For the country’s vulnerable LGBT community, being questioned on the basis of supposed breaches of “public morality” can also start the escalation of intrusions, including physical contact, drug tests and the forensic searches of phones, occasionally resulting in violence, torture and threats from police officers to rape and kill.
“You can’t even complain about police abuses,” Jelalia continued. “Often by the time you arrive at the station to lodge your complaint, the police officer has already accused you of insulting them [a criminal offence], leading to still more difficulties.”
However, the degree to which the wider public is complicit in tolerating police abuse remains a subject of debate.
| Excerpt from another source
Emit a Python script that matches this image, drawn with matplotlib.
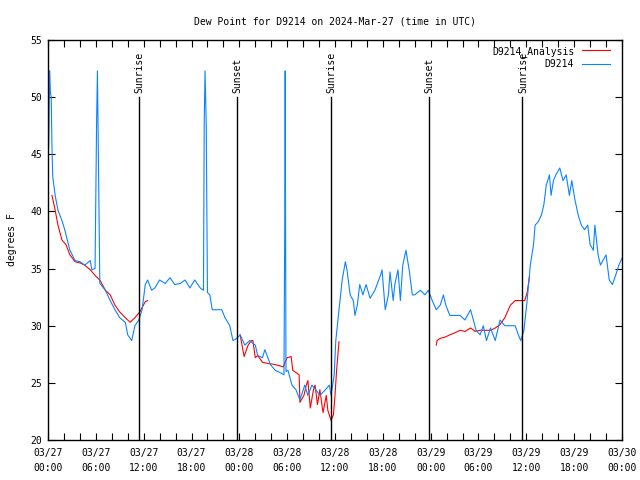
import numpy as np
import matplotlib.pyplot as plt

# hours since 2024-03-27 00:00 UTC
obs_hours = [0.0, 0.1, 0.2, 0.3, 0.4, 0.5, 0.6, 0.9, 1.25, 1.75, 2.1, 2.75, 3.4, 4.0, 4.6, 5.3, 5.5, 5.9,
             6.1, 6.2, 6.35, 6.5, 7.2, 7.8, 8.4, 9.0, 9.7, 10.0, 10.5, 10.9, 11.4, 11.8, 12.2, 12.5, 13.0,
             13.4, 14.0, 14.7, 15.3, 15.9, 16.6, 17.2, 17.8, 18.4, 19.1, 19.5, 19.6, 19.7, 19.85, 20.0,
             20.3, 20.6, 21.0, 21.8, 22.2, 22.8, 23.2, 23.7, 24.1, 24.7, 25.3, 26.0, 26.3, 26.9, 27.2,
             27.9, 28.5, 29.1, 29.6, 29.7, 29.75, 29.85, 30.1, 30.6, 31.1, 31.6, 32.2, 32.6, 33.1, 33.6,
             34.1, 34.8, 35.3, 35.5, 35.9, 36.1, 36.5, 36.9, 37.3, 37.5, 37.9, 38.3, 38.5, 38.8, 39.1,
             39.5, 39.9, 40.4, 41.0, 41.7, 41.9, 42.3, 42.7, 42.9, 43.3, 43.5, 43.9, 44.2, 44.5, 44.9,
             45.3, 45.7, 46.0, 46.7, 47.3, 47.7, 48.2, 48.7, 49.2, 49.6, 49.9, 50.4, 51.1, 51.7, 52.3,
             53.0, 53.2, 53.7, 54.2, 54.6, 55.0, 55.5, 56.1, 56.7, 57.3, 58.0, 58.6, 59.0, 59.3, 59.7,
             60.1, 60.5, 60.9, 61.1, 61.5, 61.9, 62.2, 62.5, 62.9, 63.1, 63.4, 63.7, 64.2, 64.6, 65.0,
             65.4, 65.7, 66.1, 66.5, 66.9, 67.3, 67.7, 68.0, 68.4, 68.6, 69.0, 69.3, 69.6, 70.0, 70.4,
             70.8, 71.2, 71.6, 72.0]
obs_dewpt = [44.5, 46.0, 52.3, 50.4, 50.0, 45.5, 43.0, 41.4, 40.1, 39.2, 38.4, 36.6, 35.7, 35.6, 35.3, 35.7,
             34.9, 35.0, 48.0, 52.3, 43.0, 33.7, 33.1, 32.2, 31.4, 30.7, 30.3, 29.2, 28.7, 30.0, 30.5,
             31.4, 33.6, 34.0, 33.1, 33.3, 34.0, 33.7, 34.2, 33.6, 33.7, 34.0, 33.3, 34.0, 33.3, 33.1,
             48.0, 52.3, 47.5, 32.9, 32.7, 31.4, 31.4, 31.4, 30.7, 30.0, 28.7, 28.9, 29.2, 28.3, 28.7,
             28.3, 27.4, 27.2, 27.9, 26.6, 26.1, 25.9, 25.7, 39.1, 52.3, 26.0, 26.1, 24.8, 24.4, 23.5,
             24.8, 23.9, 24.8, 24.4, 23.9, 24.4, 24.8, 23.9, 25.7, 28.7, 31.4, 34.0, 35.6, 34.9, 32.7,
             32.2, 30.9, 31.8, 33.6, 32.7, 33.6, 32.4, 33.1, 34.4, 34.9, 31.4, 32.7, 34.7, 32.2, 33.6,
             34.9, 32.2, 35.3, 36.6, 34.9, 32.7, 32.7, 33.1, 32.7, 33.1, 32.2, 31.4, 31.8, 32.7, 31.8,
             30.9, 30.9, 30.9, 30.5, 31.4, 30.9, 29.6, 29.2, 30.0, 28.7, 29.8, 28.7, 30.5, 30.0, 30.0,
             30.0, 29.2, 28.7, 29.6, 32.2, 35.3, 37.1, 38.8, 39.1, 39.7, 40.6, 42.3, 43.2, 41.4, 42.7,
             43.2, 43.8, 42.7, 43.2, 41.4, 42.7, 41.0, 39.7, 38.8, 38.4, 38.8, 37.1, 36.6, 38.8, 36.2,
             35.3, 35.7, 36.2, 34.0, 33.6, 34.4, 35.3, 35.9]

# analysis series, NaN marks a gap
ana_hours = [0.5, 0.9, 1.25, 1.75, 2.25, 2.75, 3.4, 4.0, 4.6, 5.3, 5.9, 6.5, 7.2, 7.8, 8.4, 9.0, 9.7, 10.3,
             10.9, 11.5, 12.2, 12.5, 18.0,
             24.1, 24.6, 25.1, 25.5, 25.7, 26.0, 26.3, 26.9, 27.6, 28.5, 29.5, 30.0, 30.5, 30.7, 31.5,
             31.6, 32.1, 32.4, 32.6, 32.9, 33.3, 33.5, 33.8, 34.1, 34.5, 34.9, 35.1, 35.5, 35.8, 36.0,
             36.2, 36.5, 42.0,
             48.7, 48.8, 49.2, 49.8, 50.4, 51.1, 51.7, 52.3, 53.0, 53.6, 54.2, 54.8, 55.5, 56.1, 56.7,
             57.3, 58.0, 58.6, 59.2, 59.8, 60.1, 60.4]
ana_dewpt = [41.4, 40.1, 38.8, 37.5, 37.1, 36.2, 35.6, 35.5, 35.3, 34.9, 34.4, 34.0, 33.1, 32.7, 31.8, 31.2,
             30.7, 30.3, 30.7, 31.2, 32.1, 32.2, np.nan,
             29.2, 27.3, 28.3, 28.7, 28.7, 27.2, 27.4, 26.8, 26.7, 26.6, 26.4, 27.2, 27.3, 26.1, 25.7,
             23.3, 23.9, 24.8, 25.2, 22.8, 24.4, 24.8, 23.1, 24.4, 22.4, 23.9, 22.6, 21.7, 22.2, 23.9,
             26.1, 28.6, np.nan,
             28.3, 28.7, 28.9, 29.0, 29.2, 29.4, 29.6, 29.5, 29.8, 29.5, 29.6, 29.6, 29.6, 29.8, 30.1,
             30.7, 31.8, 32.2, 32.2, 32.2, 32.9, 34.3]

sun_hours = [11.42, 23.7, 35.5, 47.8, 59.5]
sun_labels = ['Sunrise', 'Sunset', 'Sunrise', 'Sunset', 'Sunrise']

tick_hours = list(range(0, 73, 6))
tick_labels = ['03/27\n00:00', '03/27\n06:00', '03/27\n12:00', '03/27\n18:00',
               '03/28\n00:00', '03/28\n06:00', '03/28\n12:00', '03/28\n18:00',
               '03/29\n00:00', '03/29\n06:00', '03/29\n12:00', '03/29\n18:00',
               '03/30\n00:00']

plt.rcParams['font.family'] = 'DejaVu Sans Mono'
plt.rcParams['font.size'] = 7

fig = plt.figure(figsize=(6.4, 4.8), dpi=100)
ax = fig.add_axes([48 / 640, 40 / 480, 574 / 640, 400 / 480])

ax.plot(ana_hours, ana_dewpt, color='#ff0000', linewidth=0.8, label='D9214_Analysis')
ax.plot(obs_hours, obs_dewpt, color='#0a84ff', linewidth=0.8, label='D9214')

# sunrise / sunset markers
for h, lab in zip(sun_hours, sun_labels):
    ax.plot([h, h], [20, 50], color='black', linewidth=1.0)
    ax.text(h + 0.1, 50.4, lab, rotation=90, ha='center', va='bottom')

ax.set_xlim(0, 72)
ax.set_ylim(20, 55)
ax.set_xticks(tick_hours)
ax.set_xticklabels(tick_labels, linespacing=1.55)
ax.set_xticks(range(0, 73, 2), minor=True)
ax.set_yticks(range(20, 56, 5))
ax.tick_params(which='both', direction='in', top=True, right=True, length=5, width=0.8, pad=4)
ax.tick_params(axis='x', pad=6)
for s in ax.spines.values():
    s.set_linewidth(1.0)

ax.set_title('Dew Point for D9214 on 2024-Mar-27 (time in UTC)', fontsize=7, pad=11)
ax.set_ylabel('degrees F', labelpad=10)

ax.legend(loc='upper right', bbox_to_anchor=(1 - 6 / 574, 1.0), frameon=False, markerfirst=False,
          handlelength=2.9, handletextpad=0.8, labelspacing=0.25, borderaxespad=0.2)

fig.savefig('out.png', dpi=100)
“Essentially, a social contract exists between the police and the people,” said a political analyst who asked not to be named, given the sensitivity of the topic. “People will accept a degree of police wrongdoing or violence if they feel they’re providing security.”
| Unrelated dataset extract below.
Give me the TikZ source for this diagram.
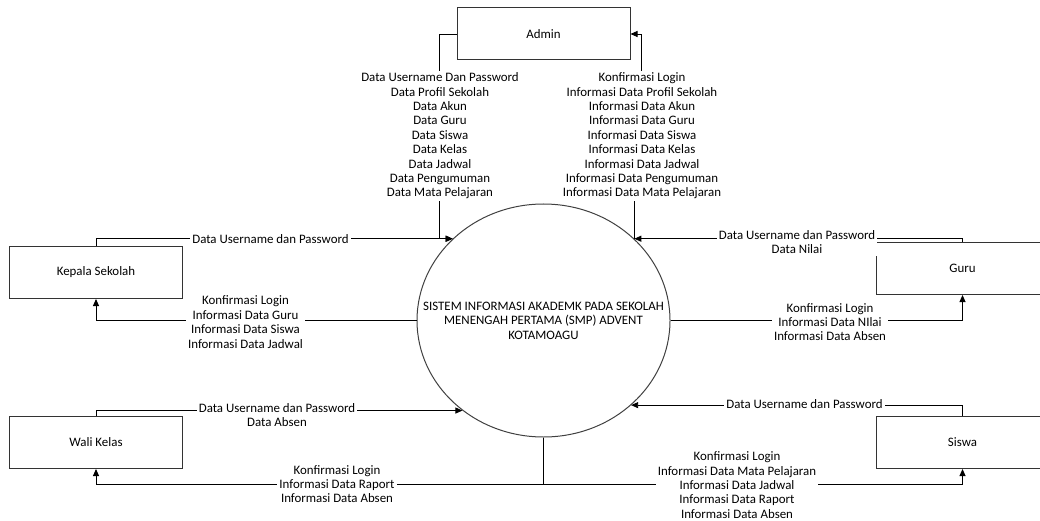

Typical complaints of street robberies and burglaries often involve a significant police presence and, from a European perspective, remarkable clear-up rates, again underpinning the sense of law and order the police provide.
For Saied, isolated in power and without a political party, the security services appeared a natural ally, particularly in an environment he regarded as inherently hostile. “He hasn’t just relied upon the police, as other prime ministers and presidents did,” the analyst said. “He’s partnered with them, elevating them above the judiciary and granting the police almost absolute impunity.”
Saied has already unleashed the full force of the security services against exactly the kind of poor and working-class communities his support relies upon, deploying the full weight of the security services against demonstrators protesting the presence of a landfill site in Agareb, near Sfax, in 2021. During the rioting, one man was killed in suspicious circumstances, while a police station in the town was torched.
And so, with a struggling economy potentially sending more protesters to the street, there may be further flashpoints ahead and potential difficulties for the president’s populist credentials.